Philip Larkin feared death’s annihilation of the self:
The sure extinction that we travel to
And shall be lost in always. Not to be here,
Not to be anywhere,
And soon…
I love his poetry because it gives voice to something at once universal and irreducibly particular: the horror that is my own death, creeping through time towards me. This universal particularity is a paradox of the socially constructed self. Our knowledge of time and death both unites and divides us. Life’s ultimate common ground is also its most fundamental form of disconnection.

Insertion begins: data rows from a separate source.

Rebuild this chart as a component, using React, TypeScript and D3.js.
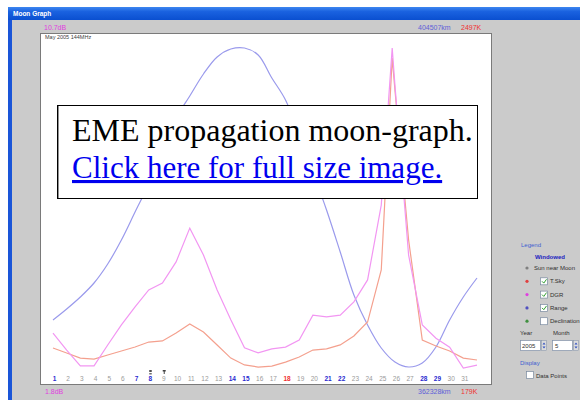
import React from "react";
import * as d3 from "d3";

// ---- data ----
const monthLabel = "May 2005 144MHz";
const dayLabels = d3.range(1, 32); // 1..31
const weekendDays = [1, 7, 8, 14, 15, 21, 22, 28, 29];
const specialDays = [18];

// Range (moon distance, km) sampled at day starts 1..32
const rangeDays = d3.range(1, 33);
const rangeKm = [
  368655, 370105, 371687, 373532, 376036, 379200, 382890, 386581, 391063, 395281,
  398180, 401080, 403321, 404375, 404507, 403585, 400553, 397653, 393040, 388163,
  383154, 377618, 371950, 367996, 364964, 363119, 362460, 362987, 365096, 368655,
  371687, 374191,
];

// Degradation (dB) and sky temperature (K) samples
const dgrDays = [
  1, 2, 3, 4, 5, 6, 7, 8, 9, 10, 11, 12, 13, 14, 15, 16, 17, 18, 19, 20, 21, 22, 23,
  24, 25, 25.8, 26, 27, 28, 29, 30, 31, 32,
];
const dgrDb = [
  2.77, 2.3, 1.86, 1.86, 2.44, 3.0, 3.5, 3.97, 4.16, 4.75, 5.69, 4.94, 3.97, 3.14,
  2.36, 2.22, 2.33, 2.38, 2.58, 3.27, 3.22, 3.27, 3.64, 4.25, 6.33, 10.7, 9.67, 4.94,
  3.0, 2.63, 2.38, 1.8, 1.88,
];
const tskyK = [
  324, 288, 251, 244, 273, 302, 331, 367, 375, 433, 498, 440, 346, 251, 201, 186, 193,
  222, 259, 309, 317, 346, 411, 512, 889, 2425, 2193, 1106, 382, 338, 302, 251, 237,
];

const dgrTop = "10.7dB";
const dgrBottom = "1.8dB";
const rangeTop = "404507km";
const rangeBottom = "362328km";
const tskyTop = "2497K";
const tskyBottom = "179K";

const legendItems = [
  { label: "Sun near Moon", color: "#808080", box: false, checked: false },
  { label: "T.Sky", color: "#e04040", box: true, checked: true },
  { label: "DGR", color: "#e040e0", box: true, checked: true },
  { label: "Range", color: "#5050c0", box: true, checked: true },
  { label: "Declination", color: "#409040", box: true, checked: false },
];

const BLUE = "#9a9aec";
const PINK = "#f296f2";
const RED = "#f4a08e";

export default function App() {
  const x = d3.scaleLinear().domain([1, 32]).range([53, 477]);
  const yTop = 48;
  const yBot = 368;
  const yRange = d3.scaleLinear().domain([362328, 404507]).range([yBot, yTop]);
  const yDgr = d3.scaleLinear().domain([1.8, 10.7]).range([yBot, yTop]);
  const yTsky = d3.scaleLinear().domain([179, 2497]).range([yBot, yTop]);

  const rangeLine = d3
    .line<number>()
    .x((_, i) => x(rangeDays[i]))
    .y((v) => yRange(v))
    .curve(d3.curveCatmullRom)(rangeKm)!;
  const dgrLine = d3
    .line<number>()
    .x((_, i) => x(dgrDays[i]))
    .y((v) => yDgr(v))(dgrDb)!;
  const tskyLine = d3
    .line<number>()
    .x((_, i) => x(dgrDays[i]))
    .y((v) => yTsky(v))(tskyK)!;

  const small = { fontFamily: "Liberation Sans, Arial, sans-serif", fontSize: 7 };

  return (
    <svg
      width={580}
      height={400}
      viewBox="0 0 580 400"
      style={{ position: "absolute", left: 0, top: 0 }}
    >
      <defs>
        <linearGradient id="tb" x1="0" y1="0" x2="0" y2="1">
          <stop offset="0" stopColor="#3d86f0" />
          <stop offset="0.35" stopColor="#1a62e0" />
          <stop offset="1" stopColor="#0a4fd0" />
        </linearGradient>
      </defs>
      <rect x={0} y={0} width={580} height={400} fill="#ffffff" />
      {/* window frame */}
      <rect x={8} y={7} width={572} height={393} fill="#1a55d8" />
      <rect x={8} y={7} width={572} height={13} fill="url(#tb)" />
      <text x={13} y={16} fill="#ffffff" fontWeight="bold" {...small} fontSize={6.5}>
        Moon Graph
      </text>
      <rect x={12} y={20} width={568} height={380} fill="#cbcbcb" />

      {/* top / bottom scale labels */}
      <text x={44} y={30} fill="#e040e0" {...small}>{dgrTop}</text>
      <text x={418} y={30} fill="#6060d8" {...small}>{rangeTop}</text>
      <text x={461} y={30} fill="#f03030" {...small}>{tskyTop}</text>
      <text x={45} y={394} fill="#e040e0" {...small}>{dgrBottom}</text>
      <text x={418} y={394} fill="#6060d8" {...small}>{rangeBottom}</text>
      <text x={461} y={394} fill="#f03030" {...small}>{tskyBottom}</text>

      {/* plot panel */}
      <rect x={40.5} y={33.5} width={451} height={351} fill="#ffffff" stroke="#7a7a7a" />
      <text x={45} y={39} fill="#404040" {...small} fontSize={5.5}>{monthLabel}</text>

      <path d={rangeLine} fill="none" stroke={BLUE} strokeWidth={1.2} />
      <path d={tskyLine} fill="none" stroke={RED} strokeWidth={1.2} />
      <path d={dgrLine} fill="none" stroke={PINK} strokeWidth={1.2} />

      {/* day labels */}
      {dayLabels.map((d) => {
        const wk = weekendDays.includes(d);
        const sp = specialDays.includes(d);
        return (
          <text
            key={d}
            x={x(d) + 1.5}
            y={381}
            textAnchor="middle"
            fill={sp ? "#f03030" : wk ? "#2a2ad0" : "#9a9a9a"}
            fontWeight={wk || sp ? "bold" : "normal"}
            {...small}
            fontSize={6.5}
          >
            {d}
          </text>
        );
      })}
      {/* phase markers above days 8 and 9 */}
      <rect x={x(8) + 0.5} y={370} width={2.5} height={2} fill="#505050" />
      <rect x={x(8) + 0.5} y={373} width={2.5} height={1.5} fill="#707070" />
      <rect x={x(9) + 0.3} y={370} width={3} height={1.5} fill="#404040" />
      <rect x={x(9) + 1.3} y={371} width={1} height={3} fill="#404040" />

      {/* legend */}
      <text x={521} y={247} fill="#4060d0" {...small} fontSize={6}>Legend</text>
      <text x={535} y={259} fill="#2020c0" fontWeight="bold" {...small} fontSize={6}>
        Windowed
      </text>
      {legendItems.map((it, i) => {
        const cy = 268 + i * 13.3;
        return (
          <g key={it.label}>
            <circle cx={527} cy={cy} r={1.6} fill={it.color} />
            {it.box && (
              <g>
                <rect x={540.5} y={cy - 3.5} width={7} height={7} fill="#ffffff" stroke="#7a8aa0" strokeWidth={0.7} />
                {it.checked && (
                  <path
                    d={`M${542},${cy} L${543.8},${cy + 1.8} L${546.5},${cy - 2}`}
                    fill="none"
                    stroke="#30a030"
                    strokeWidth={1}
                  />
                )}
              </g>
            )}
            <text x={it.box ? 550 : 534} y={cy + 2} fill="#303030" {...small} fontSize={6}>
              {it.label}
            </text>
          </g>
        );
      })}
      <text x={520} y={335} fill="#303030" {...small} fontSize={6}>Year</text>
      <text x={553} y={335} fill="#303030" {...small} fontSize={6}>Month</text>
      <rect x={520.5} y={340.5} width={20} height={10} fill="#ffffff" stroke="#8090a8" strokeWidth={0.7} />
      <text x={522} y={348} fill="#303030" {...small} fontSize={6}>2005</text>
      <rect x={541.5} y={340.5} width={5} height={10} fill="#dcdcdc" stroke="#8090a8" strokeWidth={0.5} />
      <path d="M542.5,344.5 L544,342.5 L545.5,344.5 Z M542.5,346.5 L544,348.5 L545.5,346.5 Z" fill="#3050c0" />
      <rect x={552.5} y={340.5} width={20} height={10} fill="#ffffff" stroke="#8090a8" strokeWidth={0.7} />
      <text x={555} y={348} fill="#303030" {...small} fontSize={6}>5</text>
      <rect x={573.5} y={340.5} width={5} height={10} fill="#dcdcdc" stroke="#8090a8" strokeWidth={0.5} />
      <path d="M574.5,344.5 L576,342.5 L577.5,344.5 Z M574.5,346.5 L576,348.5 L577.5,346.5 Z" fill="#3050c0" />
      <text x={520} y={365} fill="#4060d0" {...small} fontSize={6}>Display</text>
      <rect x={526.5} y={371.5} width={7} height={7} fill="#ffffff" stroke="#7a8aa0" strokeWidth={0.7} />
      <text x={536} y={377.5} fill="#303030" {...small} fontSize={6}>Data Points</text>

      {/* overlay caption box */}
      <rect x={57.5} y={105.5} width={420} height={93} fill="#ffffff" stroke="#000000" strokeWidth={1} />
      <line x1={58.5} y1={106} x2={58.5} y2={198} stroke="#909090" strokeWidth={1} />
      <text
        x={72}
        y={141}
        fill="#000000"
        fontFamily="Liberation Serif, Times New Roman, serif"
        fontSize={32}
      >
        EME propagation moon-graph.
      </text>
      <text
        x={72}
        y={178}
        fill="#0000ee"
        fontFamily="Liberation Serif, Times New Roman, serif"
        fontSize={31}
        textDecoration="underline"
      >
        Click here for full size image.
      </text>
    </svg>
  );
}
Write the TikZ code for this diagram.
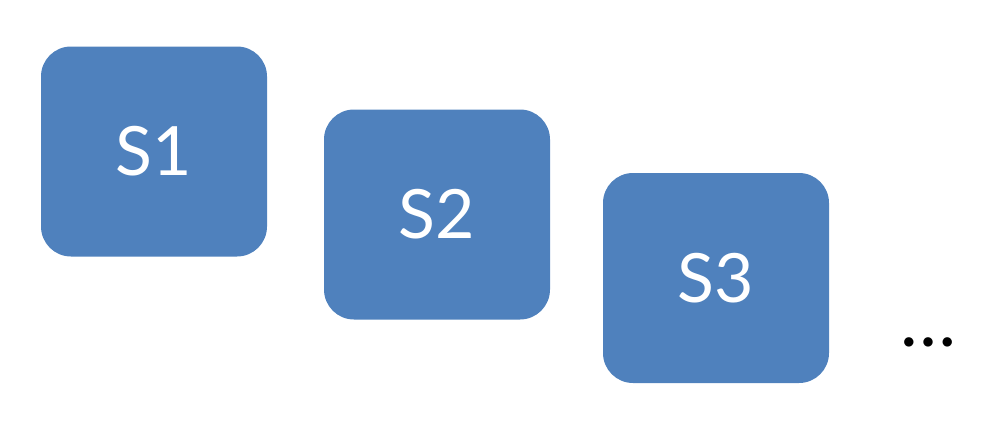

And yet. Love and language hold a lesson that, at least sometimes, can trump this. Towards the end of his 1984 book Reasons and Persons, the English philosopher Derek Parfit describes how his attitude towards death has changed in parallel with his beliefs about identity – and the degree to which he has come to see the “self” as socially patterned rather than an inner essence. When he believed that only personal identity mattered, he writes, “I seemed imprisoned in myself. My life seemed like a glass tunnel, through which I was moving faster every year, and at the end of which there was darkness.” But after he changed this view, “the walls of my glass tunnel disappeared. I now live in the open air. There is still a difference between my life and the lives of other people. But the difference is less.”
Parfit’s deepest philosophical interest became, over the course of his remarkable career, the question of what we owe to one another: rich to poor, neighbour to neighbour, past to future. At the end of his final book, the third volume of On What Matters, he weighs up the unknowable prospect of what lies ahead – and the burden of hope it places upon the present. “Life can be wonderful as well as terrible, and we shall increasingly have the power to make life good. Since human history may be only just beginning, we can expect that future humans… may achieve some great goods that we cannot now even imagine.”
We must make meanings out of life with the tools we are given: language, social roles, technological and social opportunities. But we also have the capacity, collectively and incrementally, to remake ourselves and these tools. To write about love and death is to remind others that we are mortal, yet never truly alone. To research the nature and roots of anger, violence and hatred is – perhaps – to grow a little wiser. To think richly and well about the world is to embrace a plurality of insights, possibilities and voices – and seek, as best we can, purposes and deeds that those yet to come may thank us for.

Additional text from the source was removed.